His firefighters get called for horses stuck in mud, water rescues, car crashes and more. And because the Lyndonville Fire Department has the capability to get a lot of firefighters on a truck or two, it is often called to help with emergencies in other towns, Corrow said.
His biggest concern is getting a truck on the road during the daytime with more than two crew members on it — the proper amount, he said.
Because everyone in his department is on call, many are not able to respond during the day because of their work or family obligations, he said.
Bouffard said his department faces the same challenge with on-call members. The lack of volunteers means that crews responding to fires or accidents are bearing a greater burden — which wears them down faster.
National standards say 17 firefighters should respond to a fire at a typical single-family home. When one such house fire happened on Spring Street in December, the department was able to get only six firefighters there, Bouffard said.
“At the end of the day, those six guys are working three times as hard as they should be,” he said.

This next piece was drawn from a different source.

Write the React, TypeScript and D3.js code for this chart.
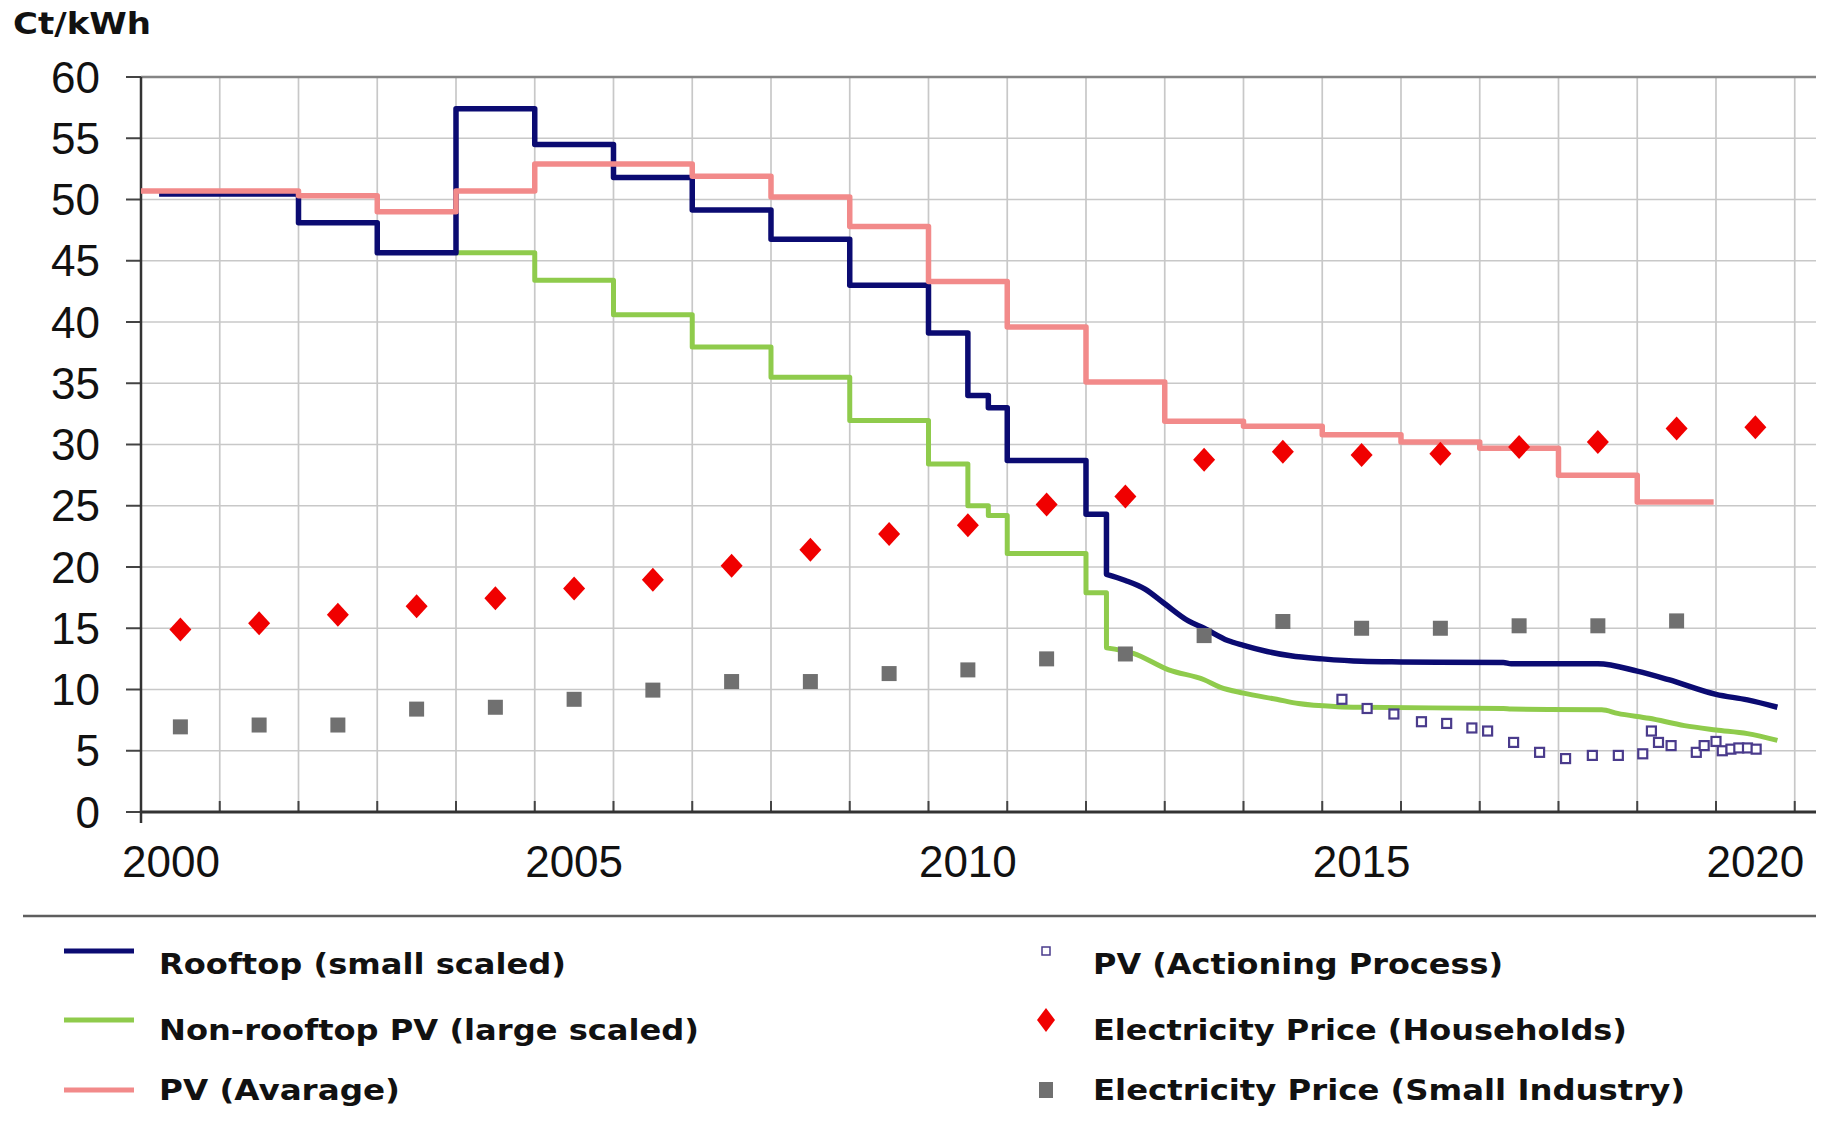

The impact from shortages multiplies: Firefighters doing more work than they’re supposed to means greater exposure to heat and greater exhaustion, the chief said. Add that to their responsibilities outside of volunteering for fire service, and it takes a toll.
“And I think that our communities are starting to see the toll in seeing less and less [firefighters] show up,” Bouffard said. “It’s a cyclic problem … you can’t just make more firefighters come out of the woodwork.”
His biggest worry is the potential of a major structure fire happening in town.
“In the end, from a services perspective, at some point it's going to get to a point where we can’t provide the service,” he said. “What do you do then if you call for a fire truck and the fire truck doesn't show up? What do you do?”
The call might go down the line from town to town, until a department three towns over is able to respond. But by then, he said, it might be too late.
Volunteer recruitment can be a challenge because it takes hundreds of hours of training to meet the requirements to serve, a total that has climbed over the years, the chiefs said. Both highlighted a particular struggle: The pool of potential staff members is shallow and shrinking.
The study described the costs associated with the consortium towns’ “rapidly diminishing staffing pool for fire operations, part of a nationwide trend, as the biggest challenge ahead for all the stakeholders.”
The pool of people interested are either very young or older folks with free time, Bouffard said. “Picking from either of those ends, it’s slim,” he said.
Both chiefs approve of the study results and think regionalization will help address their concerns. Pooling each department’s available staff would make it much easier to achieve best-practice standards and safely staff emergencies, Bouffard said.
Corrow said the study, and his neighbors’ willingness to take part in it, shows that area fire officials are ready to make a change.
“Doing something is better than doing nothing, which we have been doing since I’ve been in the fire service,” the 30-year firefighter said.
“I'm hoping there might be some light at the end of the tunnel,” Corrow said.